Reducing uncertainties at minimum cost

Updated: Sep 13, 2022

The study aims to illustrate a method to identify important input parameters that explain most of the output variance of environmental assessment models. The method is tested for the computation of life-cycle nitrogen (N) use efficiency indicators among mixed dairy production systems in Rwanda. We performed a global sensitivity analysis, and ranked the importance of parameters based on the squared standardized regression coefficients (SRC). First the probability distributions of 126 input parameters were defined, based on primary and secondary data, which were collected from feed processors, dairy farms, dairy processing plants and slaughterhouses, and literature. Second, squared SRCs were calculated to explain the output variance of the life-cycle nitrogen use efficiency, life-cycle net nitrogen balance, and nitrogen hotspot index indicators. Results show that input parameters considered can be classified into three categories. The first category (I) includes 115 input parameters with low squared SRCs (<0.01), which are less important and can be established with default or regional averages. The second category (II) includes 5 important input parameters, with squared SRCs between 0.01 and 0.1; that can be established with country specific data.
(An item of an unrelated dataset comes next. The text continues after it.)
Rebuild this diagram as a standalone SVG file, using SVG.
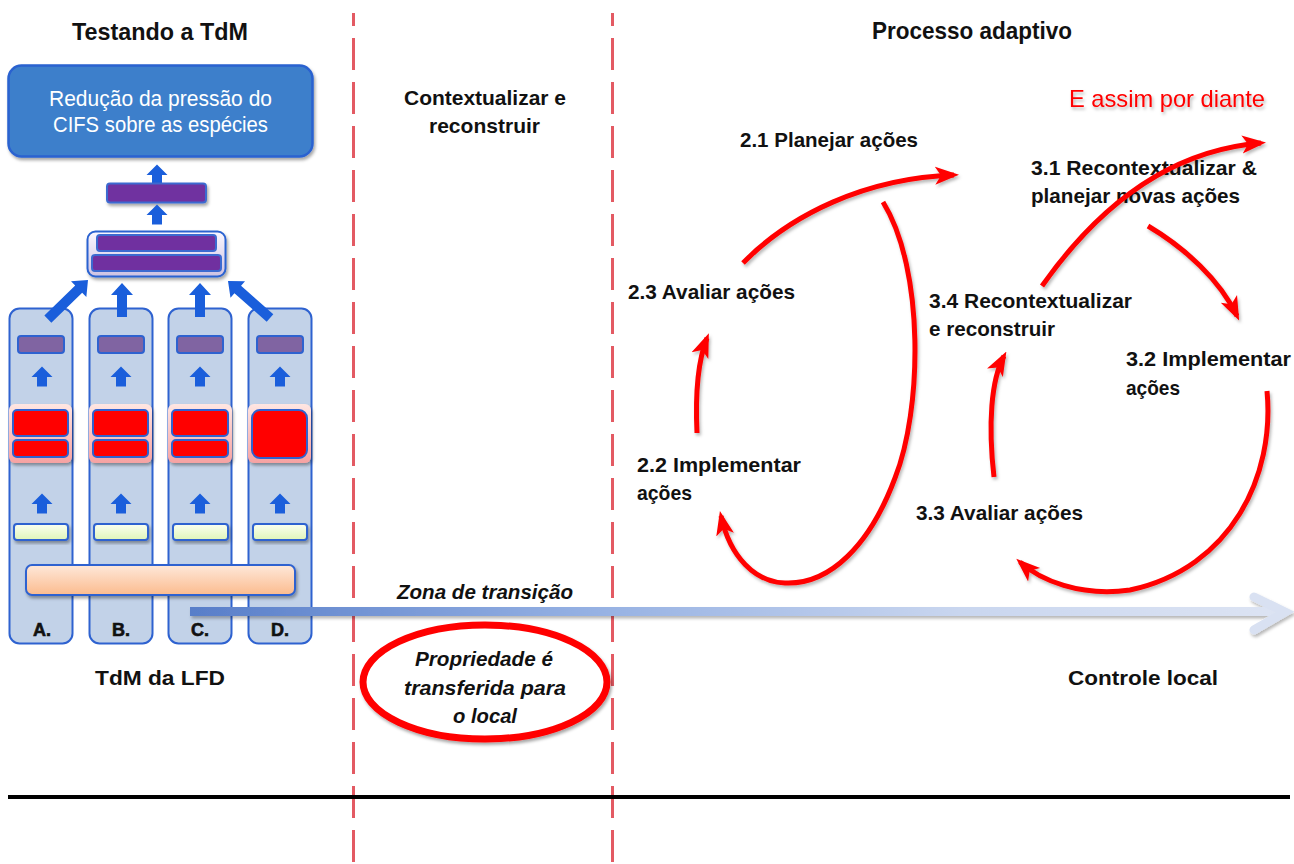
<svg xmlns="http://www.w3.org/2000/svg" xmlns:xlink="http://www.w3.org/1999/xlink" width="1294" height="864" viewBox="0 0 1294 864">
  <style>
    .t { font-family: "Liberation Sans", Arial, sans-serif; font-weight: bold; font-size: 21px; fill: #111; }
    .h { font-size: 24px; }
    .it { font-style: italic; }
    .col { fill: #c2d2e8; stroke: #2e62d0; stroke-width: 2; }
    .prp { fill: #8064a2; stroke: #2e62d0; stroke-width: 2; }
    .vio { fill: #7030a0; stroke: #3c6ad0; stroke-width: 2; }
    .red { fill: #ff0000; stroke: #2e62d0; stroke-width: 2; }
    .lime { fill: url(#limeG); stroke: #2e62d0; stroke-width: 2; }
    .pink { fill: url(#pinkG); }
    .barrow { fill: #1a5edb; }
    .loop { fill: none; stroke: #ff0000; stroke-width: 5; marker-end: url(#barb); }
    .sep { fill: none; stroke: #e35a63; stroke-width: 3; stroke-dasharray: 32 12; stroke-dashoffset: 19; }
    .lbl { font-family: "Liberation Sans", Arial, sans-serif; font-weight: bold; font-size: 18px; fill: #111; stroke: #111; stroke-width: 0.6; text-anchor: middle; }
  </style>
  <defs>
    <filter id="shadow" x="-10%" y="-10%" width="130%" height="140%">
      <feDropShadow dx="1.5" dy="2.5" stdDeviation="1.8" flood-color="#000" flood-opacity="0.35"/>
    </filter>
    <filter id="lshadow" x="-5%" y="-20%" width="110%" height="160%">
      <feDropShadow dx="1.5" dy="2.5" stdDeviation="1.5" flood-color="#000" flood-opacity="0.28"/>
    </filter>
    <filter id="glow" x="-5%" y="-5%" width="110%" height="110%">
      <feGaussianBlur stdDeviation="1.2"/>
    </filter>
    <linearGradient id="limeG" x1="0" y1="0" x2="0" y2="1">
      <stop offset="0" stop-color="#fbfff2"/>
      <stop offset="1" stop-color="#dff5b8"/>
    </linearGradient>
    <linearGradient id="pinkG" x1="0" y1="0" x2="0" y2="1">
      <stop offset="0" stop-color="#ffe6e2"/>
      <stop offset="1" stop-color="#f6a2a2"/>
    </linearGradient>
    <linearGradient id="peachG" x1="0" y1="0" x2="0" y2="1">
      <stop offset="0" stop-color="#fee8da"/>
      <stop offset="1" stop-color="#fbbb8e"/>
    </linearGradient>
    <linearGradient id="lavG" x1="0" y1="0" x2="0" y2="1">
      <stop offset="0" stop-color="#faf7ff"/>
      <stop offset="1" stop-color="#cdc2e2"/>
    </linearGradient>
    <linearGradient id="flowG" gradientUnits="userSpaceOnUse" x1="190" y1="0" x2="1290" y2="0">
      <stop offset="0" stop-color="#587ec9"/>
      <stop offset="0.35" stop-color="#93afe2"/>
      <stop offset="0.7" stop-color="#c9d6ef"/>
      <stop offset="1" stop-color="#dde4f3"/>
    </linearGradient>
    <!-- barbed head for the red cycle arrows -->
    <marker id="barb" markerUnits="userSpaceOnUse" viewBox="0 0 24 20" refX="19" refY="10" markerWidth="24" markerHeight="20" orient="auto">
      <path d="M0,1 L24,10 L0,19 L6,10 Z" fill="#ff0000"/>
    </marker>
    <!-- small upward block arrow, origin at the head's base -->
    <path id="up" d="M0,-10.5 L10.5,0 L5,0 L5,9.5 L-5,9.5 L-5,0 L-10.5,0 Z"/>
    <!-- block arrows pointing along +x, tip at origin -->
    <path id="diag" d="M0,0 L-13,-11 L-13,-5 L-56,-5 L-56,5 L-13,5 L-13,11 Z"/>
    <path id="vert" d="M0,0 L-12,-11 L-12,-5 L-34,-5 L-34,5 L-12,5 L-12,11 Z"/>
  </defs>

  <rect width="1294" height="864" fill="#ffffff"/>

  <!-- zone separators -->
  <g id="separators">
    <line class="sep" x1="353.5" y1="13" x2="353.5" y2="864" stroke="#f3b9bc" stroke-width="6" filter="url(#glow)" opacity="0.8"/>
    <line class="sep" x1="353.5" y1="13" x2="353.5" y2="864"/>
    <line class="sep" x1="612.5" y1="13" x2="612.5" y2="864" stroke="#f3b9bc" stroke-width="6" filter="url(#glow)" opacity="0.8"/>
    <line class="sep" x1="612.5" y1="13" x2="612.5" y2="864"/>
  </g>

  <!-- baseline -->
  <line x1="8" y1="797" x2="1290" y2="797" stroke="#000" stroke-width="4"/>

  <!-- headings -->
  <g id="headings">
    <text class="t h" x="72" y="40" textLength="176" lengthAdjust="spacingAndGlyphs">Testando a TdM</text>
    <text class="t h" x="872" y="39" textLength="200" lengthAdjust="spacingAndGlyphs">Processo adaptivo</text>
    <text class="t" x="95" y="685" textLength="130" lengthAdjust="spacingAndGlyphs">TdM da LFD</text>
    <text class="t" x="1068" y="685" textLength="150" lengthAdjust="spacingAndGlyphs">Controle local</text>
  </g>

  <!-- goal box -->
  <g id="goal">
    <rect x="8.5" y="65.5" width="304" height="91" rx="13" fill="#3e7fcb" stroke="#2a62d0" stroke-width="2.5" filter="url(#shadow)"/>
    <text x="49" y="106" textLength="223" lengthAdjust="spacingAndGlyphs" style="font-family:'Liberation Sans',Arial,sans-serif;font-size:22px;fill:#ffffff">Redução da pressão do</text>
    <text x="53" y="132" textLength="215" lengthAdjust="spacingAndGlyphs" style="font-family:'Liberation Sans',Arial,sans-serif;font-size:22px;fill:#ffffff">CIFS sobre as espécies</text>
  </g>

  <!-- result chain above the columns -->
  <g id="chain">
    <use xlink:href="#up" class="barrow" x="157" y="175"/>
    <rect class="vio" x="107" y="183.5" width="99" height="19" rx="3" filter="url(#shadow)"/>
    <use xlink:href="#up" class="barrow" x="157" y="215"/>
    <rect x="87.5" y="231.5" width="138" height="45" rx="8" fill="url(#lavG)" stroke="#2a62d0" stroke-width="2" filter="url(#shadow)"/>
    <rect class="vio" x="97" y="235" width="119" height="16" rx="3"/>
    <rect class="vio" x="92" y="255" width="129" height="16" rx="3"/>
  </g>

  <!-- column A -->
  <g id="colA">
    <rect class="col" x="9.5" y="308.5" width="63" height="335" rx="10"/>
    <rect class="prp" x="18" y="336" width="46" height="17" rx="3"/>
    <use xlink:href="#up" class="barrow" x="42" y="377"/>
    <rect class="pink" x="9" y="404" width="63" height="59" rx="6" filter="url(#shadow)"/>
    <rect class="red" x="13" y="410" width="55" height="26" rx="4"/>
    <rect class="red" x="13" y="440" width="55" height="17" rx="4"/>
    <use xlink:href="#up" class="barrow" x="42" y="504"/>
    <rect class="lime" x="14" y="524" width="54" height="16" rx="3" filter="url(#shadow)"/>
    <text class="lbl" x="42" y="636">A.</text>
  </g>

  <!-- column B -->
  <g id="colB">
    <rect class="col" x="89.5" y="308.5" width="63" height="335" rx="10"/>
    <rect class="prp" x="98" y="336" width="46" height="17" rx="3"/>
    <use xlink:href="#up" class="barrow" x="121" y="377"/>
    <rect class="pink" x="89" y="404" width="63" height="59" rx="6" filter="url(#shadow)"/>
    <rect class="red" x="93" y="410" width="55" height="26" rx="4"/>
    <rect class="red" x="93" y="440" width="55" height="17" rx="4"/>
    <use xlink:href="#up" class="barrow" x="121" y="504"/>
    <rect class="lime" x="94" y="524" width="54" height="16" rx="3" filter="url(#shadow)"/>
    <text class="lbl" x="121" y="636">B.</text>
  </g>

  <!-- column C -->
  <g id="colC">
    <rect class="col" x="168.5" y="308.5" width="63" height="335" rx="10"/>
    <rect class="prp" x="177" y="336" width="46" height="17" rx="3"/>
    <use xlink:href="#up" class="barrow" x="200" y="377"/>
    <rect class="pink" x="168" y="404" width="64" height="59" rx="6" filter="url(#shadow)"/>
    <rect class="red" x="172" y="410" width="56" height="26" rx="4"/>
    <rect class="red" x="172" y="440" width="56" height="17" rx="4"/>
    <use xlink:href="#up" class="barrow" x="200" y="504"/>
    <rect class="lime" x="173" y="524" width="55" height="16" rx="3" filter="url(#shadow)"/>
    <text class="lbl" x="200" y="636">C.</text>
  </g>

  <!-- column D -->
  <g id="colD">
    <rect class="col" x="248.5" y="308.5" width="63" height="335" rx="10"/>
    <rect class="prp" x="257" y="336" width="46" height="17" rx="3"/>
    <use xlink:href="#up" class="barrow" x="280" y="377"/>
    <rect class="pink" x="248" y="404" width="63" height="59" rx="6" filter="url(#shadow)"/>
    <rect class="red" x="252" y="410" width="55" height="48" rx="8"/>
    <use xlink:href="#up" class="barrow" x="280" y="504"/>
    <rect class="lime" x="253" y="524" width="54" height="16" rx="3" filter="url(#shadow)"/>
    <text class="lbl" x="280" y="636">D.</text>
  </g>

  <!-- arrows from the columns into the combined box -->
  <g id="feeds" class="barrow">
    <use xlink:href="#diag" transform="translate(88,280) rotate(-44.2)"/>
    <use xlink:href="#vert" transform="translate(122,283) rotate(-90)"/>
    <use xlink:href="#vert" transform="translate(200,283) rotate(-90)"/>
    <use xlink:href="#diag" transform="translate(228,281) rotate(-138.6)"/>
  </g>

  <!-- shared base bar -->
  <g id="base">
    <rect x="26" y="565" width="269" height="30" rx="6" fill="url(#peachG)" stroke="#2e62d0" stroke-width="2" filter="url(#shadow)"/>
  </g>

  <!-- transition flow arrow -->
  <g id="flow" filter="url(#lshadow)">
    <rect x="190" y="607" width="1090" height="9" fill="url(#flowG)"/>
    <polyline points="1254,597 1285,612 1254,630" fill="none" stroke="#d9e1f2" stroke-width="9" stroke-linejoin="miter" stroke-linecap="round"/>
  </g>

  <!-- middle zone -->
  <g id="contextualize">
    <text class="t" x="404" y="105" textLength="162" lengthAdjust="spacingAndGlyphs">Contextualizar e</text>
    <text class="t" x="429" y="133" textLength="111" lengthAdjust="spacingAndGlyphs">reconstruir</text>
    <text class="t it" x="397" y="599" textLength="176" lengthAdjust="spacingAndGlyphs">Zona de transição</text>
  </g>

  <g id="ownership">
    <ellipse cx="485" cy="682" rx="122" ry="57" fill="#ffffff" stroke="#ff0000" stroke-width="7" filter="url(#shadow)"/>
    <text class="t it" x="415" y="666" textLength="138" lengthAdjust="spacingAndGlyphs">Propriedade é</text>
    <text class="t it" x="404" y="695" textLength="162" lengthAdjust="spacingAndGlyphs">transferida para</text>
    <text class="t it" x="453" y="723" textLength="64" lengthAdjust="spacingAndGlyphs">o local</text>
  </g>

  <!-- cycle 2 labels -->
  <g id="cycle2">
    <text class="t" x="740" y="147" textLength="178" lengthAdjust="spacingAndGlyphs">2.1 Planejar ações</text>
    <text class="t" x="637" y="472" textLength="164" lengthAdjust="spacingAndGlyphs">2.2 Implementar</text>
    <text class="t" x="637" y="500" textLength="55" lengthAdjust="spacingAndGlyphs">ações</text>
    <text class="t" x="628" y="299" textLength="167" lengthAdjust="spacingAndGlyphs">2.3 Avaliar ações</text>
  </g>

  <!-- cycle 3 labels -->
  <g id="cycle3">
    <text class="t" x="1031" y="175" textLength="226" lengthAdjust="spacingAndGlyphs">3.1 Recontextualizar &amp;</text>
    <text class="t" x="1031" y="203" textLength="209" lengthAdjust="spacingAndGlyphs">planejar novas ações</text>
    <text class="t" x="1126" y="366" textLength="165" lengthAdjust="spacingAndGlyphs">3.2 Implementar</text>
    <text class="t" x="1126" y="395" textLength="54" lengthAdjust="spacingAndGlyphs">ações</text>
    <text class="t" x="916" y="520" textLength="167" lengthAdjust="spacingAndGlyphs">3.3 Avaliar ações</text>
    <text class="t" x="929" y="308" textLength="203" lengthAdjust="spacingAndGlyphs">3.4 Recontextualizar</text>
    <text class="t" x="929" y="336" textLength="126" lengthAdjust="spacingAndGlyphs">e reconstruir</text>
  </g>

  <g id="onward">
    <text x="1069" y="107" textLength="196" lengthAdjust="spacingAndGlyphs" filter="url(#lshadow)" style="font-family:'Liberation Sans',Arial,sans-serif;font-size:24px;fill:#ff0000">E assim por diante</text>
  </g>

  <!-- cycle connectors -->
  <g id="connectors" filter="url(#lshadow)">
    <path class="loop" d="M743,263 C790,215 865,178 954,175"/>
    <path class="loop" d="M883,202 C925,270 922,410 895,478 C870,545 830,585 785,583 C755,582 730,557 721,516"/>
    <path class="loop" d="M697,433 C695,390 699,358 707,338"/>
    <path class="loop" d="M1042,286 C1090,218 1160,151 1261,143"/>
    <path class="loop" d="M1148,226 C1185,248 1220,280 1237,316"/>
    <path class="loop" d="M1267,391 C1275,475 1232,568 1130,590 C1080,597 1040,580 1020,562"/>
    <path class="loop" d="M994,477 C988,425 991,380 1004,356"/>
  </g>
</svg>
The third category (III) includes 6 input parameters with squared SRCs >0.1; that contribute most to the output variance of at least one of the life-cycle nitrogen use efficiency indicators. These most important parameters need to be established with accuracy thus require high data quality. The input parameters of category II and III include emission factors and coefficients that are specific for a region as well as activity data that are specific to the livestock production system. By carrying out such analysis during the scoping analysis, any LCA study in food sector can cut on the cost of data collection phase by focusing on input parameters that can be fixed through good practices in data collection. Further work on global life-cycle nutrient use performance will benefit from these results to generate analysis at lesser data collection cost.